だったら、なぜ前以って現在の「政府の方針」を国民に説明しなかったのだろうか。野党や記者の質問に「政府の方針」だからと説明せずに「国益にならない」、「場外乱闘になる」からと直接的な答弁を拒否する。要するに後付の釈明に過ぎない。
「交渉を前にして、政府の方針やゴールを公に説明していないというご批判がありましたが、これはできません。こちらの手をさらしてポーカーをやれというのと同じで、日本の国益を最大化する交渉ができなくなります」――
どのように交渉するかは手の内を明らかにすることはできないだろう。だが、どう交渉しようと日本側の基本的立場に基づく。結果はどうあれ、いわば結果が一方的な妥協の産物で終わろうと、交渉の出発点からは日本側の基本的立場に基づかない交渉などあり得ない。日本側の基本的立場に基づくということは初期的には日本の国益の最大化を図ることを意味する。
その意図なくして交渉はスタートできない。当然、交渉の手の内は明らかにできなくても、日本側の基本的立場に立って交渉するか否かは誰に対しても説明責任を果たさなければならない約束事であるはずだ。
だが、それさえも果たさない。
日本国民が知りたいのは北方四島のうち、ロシアによる不法占拠を四島全てとしている、歯舞・色丹二島のみとしているのかであって、いずれであるかによって交渉の中身は大きく違ってくる。前者であるなら、問題はないが、後者であるなら、択捉と国後を不法占拠から外すことになる。
そのためのここに来ての日本側が基本的立場としてきた"ロシア不法占拠論"表出の自己抑制と勘繰られても、あながち的を得ていないと否定出来ないことになる。自己抑制は当然のこと、ロシア側の"第2次世界大戦の結果ロシア領論"に対する否定対立軸であることを弱めることになる。
安倍晋三が2018年12月18日夕方、北方領土返還運動に取り組む「千島歯舞諸島居住者連盟」の代表など9人と面会したと「NHK NEWS WEB」(2018年12月18日 19時40分))記事が伝えていた。

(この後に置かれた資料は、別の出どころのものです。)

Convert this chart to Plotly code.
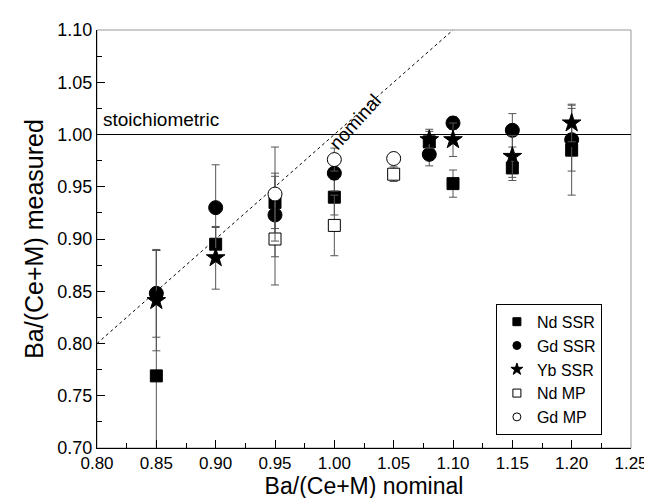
import plotly.graph_objects as go

# Nd SSR (filled squares)
nd_ssr_x = [0.85, 0.90, 0.95, 1.00, 1.08, 1.10, 1.15, 1.20]
nd_ssr_y = [0.769, 0.895, 0.935, 0.940, 0.993, 0.953, 0.968, 0.985]
nd_ssr_err = [0.120, 0.016, 0.025, 0.017, 0.012, 0.013, 0.012, 0.043]

# Gd SSR (filled circles)
gd_ssr_x = [0.85, 0.90, 0.95, 1.00, 1.08, 1.10, 1.15, 1.20]
gd_ssr_y = [0.848, 0.930, 0.923, 0.963, 0.981, 1.011, 1.004, 0.995]
gd_ssr_err = [0.042, 0.041, 0.040, 0.017, 0.011, 0.006, 0.016, 0.030]

# Yb SSR (stars)
yb_ssr_x = [0.85, 0.90, 1.08, 1.10, 1.15, 1.20]
yb_ssr_y = [0.841, 0.882, 0.995, 0.995, 0.979, 1.011]
yb_ssr_err = [0.048, 0.030, 0.008, 0.016, 0.020, 0.018]

# Nd MP (open squares)
nd_mp_x = [0.95, 1.00, 1.05]
nd_mp_y = [0.900, 0.913, 0.962]
nd_mp_err = [0.044, 0.029, 0.007]

# Gd MP (open circles)
gd_mp_x = [0.95, 1.00, 1.05]
gd_mp_y = [0.943, 0.976, 0.977]
gd_mp_err = [0.045, 0.011, 0.004]

nominal_x = [0.80, 1.10]
stoich_x = [0.80, 1.25]
stoich_y = [1.00, 1.00]

series = [
    ("Nd SSR", nd_ssr_x, nd_ssr_y, nd_ssr_err, "square", "black", 12),
    ("Gd SSR", gd_ssr_x, gd_ssr_y, gd_ssr_err, "circle", "black", 14),
    ("Yb SSR", yb_ssr_x, yb_ssr_y, yb_ssr_err, "star", "black", 14),
    ("Nd MP", nd_mp_x, nd_mp_y, nd_mp_err, "square", "white", 12),
    ("Gd MP", gd_mp_x, gd_mp_y, gd_mp_err, "circle", "white", 14),
]

fig = go.Figure()

# reference lines
fig.add_trace(go.Scatter(x=stoich_x, y=stoich_y, mode="lines",
                         line=dict(color="black", width=1), showlegend=False, hoverinfo="skip"))
fig.add_trace(go.Scatter(x=nominal_x, y=nominal_x, mode="lines",
                         line=dict(color="black", width=1, dash="dot"), showlegend=False, hoverinfo="skip"))

for name, xs, ys, errs, sym, fill, size in series:
    fig.add_trace(go.Scatter(
        x=xs, y=ys, mode="markers", name=name, showlegend=False,
        marker=dict(symbol=sym, size=size, color=fill, line=dict(color="black", width=1)),
        error_y=dict(type="data", array=errs, visible=True, color="#555", thickness=1, width=4),
    ))

# small legend-only markers
for name, xs, ys, errs, sym, fill, size in series:
    fig.add_trace(go.Scatter(
        x=[None], y=[None], mode="markers", name=name,
        marker=dict(symbol=sym, size=8 if sym != "star" else 9, color=fill,
                    line=dict(color="black", width=1)),
    ))

font = "Liberation Sans, Arial, sans-serif"

fig.add_annotation(x=0.803, y=1.0, xref="x", yref="y", text="stoichiometric",
                   showarrow=False, xanchor="left", yanchor="bottom", yshift=3,
                   font=dict(size=19, color="black", family=font))
fig.add_annotation(x=1.018, y=1.012, xref="x", yref="y", text="nominal",
                   showarrow=False, textangle=-48,
                   font=dict(size=19, color="black", family=font))

# grey frame on top/right
fig.add_shape(type="rect", xref="paper", yref="paper", x0=0, y0=0, x1=1, y1=1,
              line=dict(color="#999", width=1), layer="below")

fig.update_layout(
    width=652, height=498,
    margin=dict(l=89, r=18, t=20, b=58),
    paper_bgcolor="white", plot_bgcolor="white",
    font=dict(family=font, size=16, color="black"),
    showlegend=True,
    legend=dict(x=0.747, y=0.345, xanchor="left", yanchor="top",
                bgcolor="white", bordercolor="black", borderwidth=1,
                font=dict(size=16, family=font), itemwidth=30,
                tracegroupgap=0),
)
fig.update_xaxes(
    range=[0.80, 1.25], dtick=0.05, tickformat=".2f",
    showgrid=False, zeroline=False, showline=True, linecolor="black", linewidth=1,
    ticks="inside", ticklen=8, tickcolor="black",
    minor=dict(dtick=0.025, ticks="inside", ticklen=5, tickcolor="black"),
    tickfont=dict(size=17, family=font),
    title=dict(text="Ba/(Ce+M) nominal", font=dict(size=23, family=font), standoff=0),
)
fig.update_yaxes(
    range=[0.70, 1.10], dtick=0.05, tickformat=".2f",
    showgrid=False, zeroline=False, showline=True, linecolor="black", linewidth=1,
    ticks="inside", ticklen=8, tickcolor="black",
    minor=dict(dtick=0.025, ticks="inside", ticklen=5, tickcolor="black"),
    tickfont=dict(size=18, family=font),
    title=dict(text="Ba/(Ce+M) measured", font=dict(size=25, family=font), standoff=6),
)

fig.write_html("out.html")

安倍晋三「双方が受け入れ可能な解決策を見いだすという決意で交渉を進めていきたい。私とプーチン大統領との間で、この問題を必ず解決する」
ロシア政府側が公式見解としている"第2次世界大戦の結果ロシア領論"のあからさまな表出に対して日本側が公式見解として来た"ロシア不法占拠論"をここに来て否定対立軸とせずにあからさまに自己抑制している関係から見た場合の安倍晋三が言う「双方が受け入れ可能な解決策」とは日本側が限りなく譲歩する状況しか窺うことができない。
大体が日本側が限りなく譲歩しなければ、ロシア側にとって「受け入れ可能な解決策」とはならない。このことは現在、ロシアが北方四島を実効支配していることからも指摘することができる
交渉の出発点からこのような状況にある。日本の弱腰外交しか見えてこない。
要するに安倍晋三は歯舞・色丹の二島返還で誤魔化すか、四島返還を交渉対象としても、3年後の任期までに時間切れとなるだろうから、そのことを口実にするか、どちらかを狙っているのだろう。どちらであっても、「私とプーチン大統領との間で、この問題を必ず解決する」云々は虚しい響きを曝すはずだ。